We have text editors that are 1-dimensional and linear. The programming code is not in "layers" like layers in Photoshop or AutoCAD drawings, and yet we're trying overlay N-dimensions of concerns throughout the code. We have some crude attempts such as text editors outlining collapse/expand of code regions (code folding). We have syntax coloring of programming language keywords but not of the higher-level concerns. Can the tools make this better?! Maybe. We (the computer scientists and programmers out in the real world) are trying to figure out how to interweave all this in a sane way. A focus on this issue of coding all the N-dimensional cross-cutting concerns will naturally lead to a umbrella concept that's researched in isolation.[1]
I don't believe in AOP as the The Next Big Thing. I also don't believe reducing it to just "hooks" adds to the research about it.
You'll get N different definitions of AOP if you ask N people for them. Separation of concerns was actually coined (aside from dijkstra's original usage) by Peri Tarr for hyperspaces, which was focusing on functional concerns (just around multiple dimensions) and not the non functional concerns of AspectJ. But for functional concerns we have lots of direct options, while for non functional concerns we also have indirect options like garbage collectors. The space is quite big and well travelled.
Regardless of all the fuzziness around terminology, we still try to advance knowledge forward, improve the tooling, possibly improve language syntax, codify and/or formalize best practices.

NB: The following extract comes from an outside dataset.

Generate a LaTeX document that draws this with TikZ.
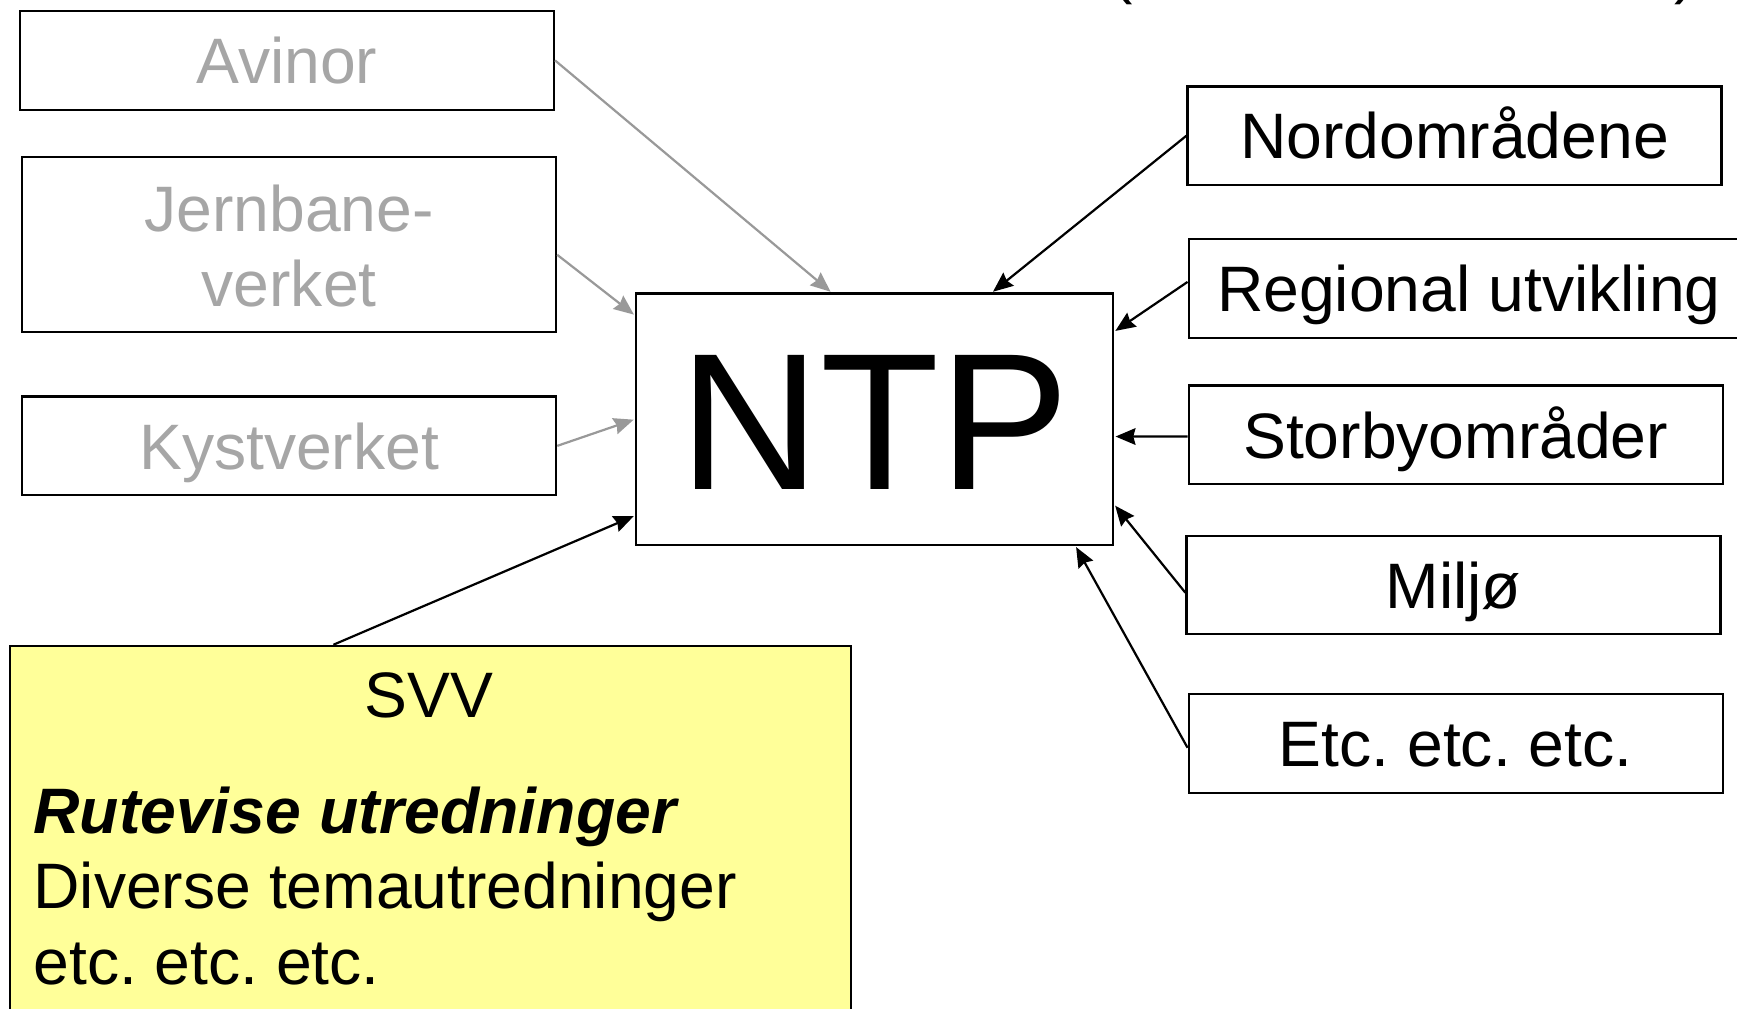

Just wanted to agree, kudos to better tooling support being an important enabler of AOP (beyond research prototypes, that is). It is not separation of, but cross cutting concerns what is highlighted, i18n, logging, error handling, target platform, etc., all with potential variations. While these commonalities are usually dealt with by throwing them to a library, the interactions of the alternative layers (there will be since they are going to be heavily coupled by the very definition of "cross cutting") is better dealt with, or could potentially hurt less using some version of AOP ideas (EDIT deleted FODA reference).
Right. The main question in our field is whether the term "AOP" is useful or not. The current popular thinking is that it is not very useful, but modularity, as always, is a great concept.
It really reminds me of Wordpress' hook system... And that makes me want to run away screaming, as the maintenance and testing nightmare that that entails has easily removed a decade off my lifespan.
We use a lot of AOP at work and explaining all the arcane terminology to new engineers is always a nightmare .. but it's necessary to work with basic libraries. So I totally agree.
I think a lot of the research around AOP was doing all this stuff, but with static checking. Which gets less trivial pretty quickly, and the distinctions become necessary.
So this is a fair point. With the dynamic / runtime variety it is not an issue. If you really needed the static variety (which is fair if you have a billion points hooked), I think that's a tiny subset of a more generalized problem about a language's static-analyzability, which matters in many other contexts anyway, like in-editor linting.
well, in AOP you can describe situations such as "when f is called within g". I think it's a lot more complex than just hooks.
Whether this extra descriptive capability is a positive thing is an open question (well, considering AOSD (Aspect-Oriented Software Developement) confernce changed to Modularity, maybe the question has been answered negatively)
Aspect? Advice? Joinpoint? Pointcut? Really?
As far as I've been able to understand, AoP is just hooks. You can hook something before or after a function, or 'around' it which is a combination of both. Super useful, but really not that amazing or novel. Definitely does not warrant its treatment as some kind of separate type of programming.
...
Small nitpick with the article: In the example given, the call timing uses 'around', which measures the entire function as opposed to just the part of it that the initial function was measuring, right?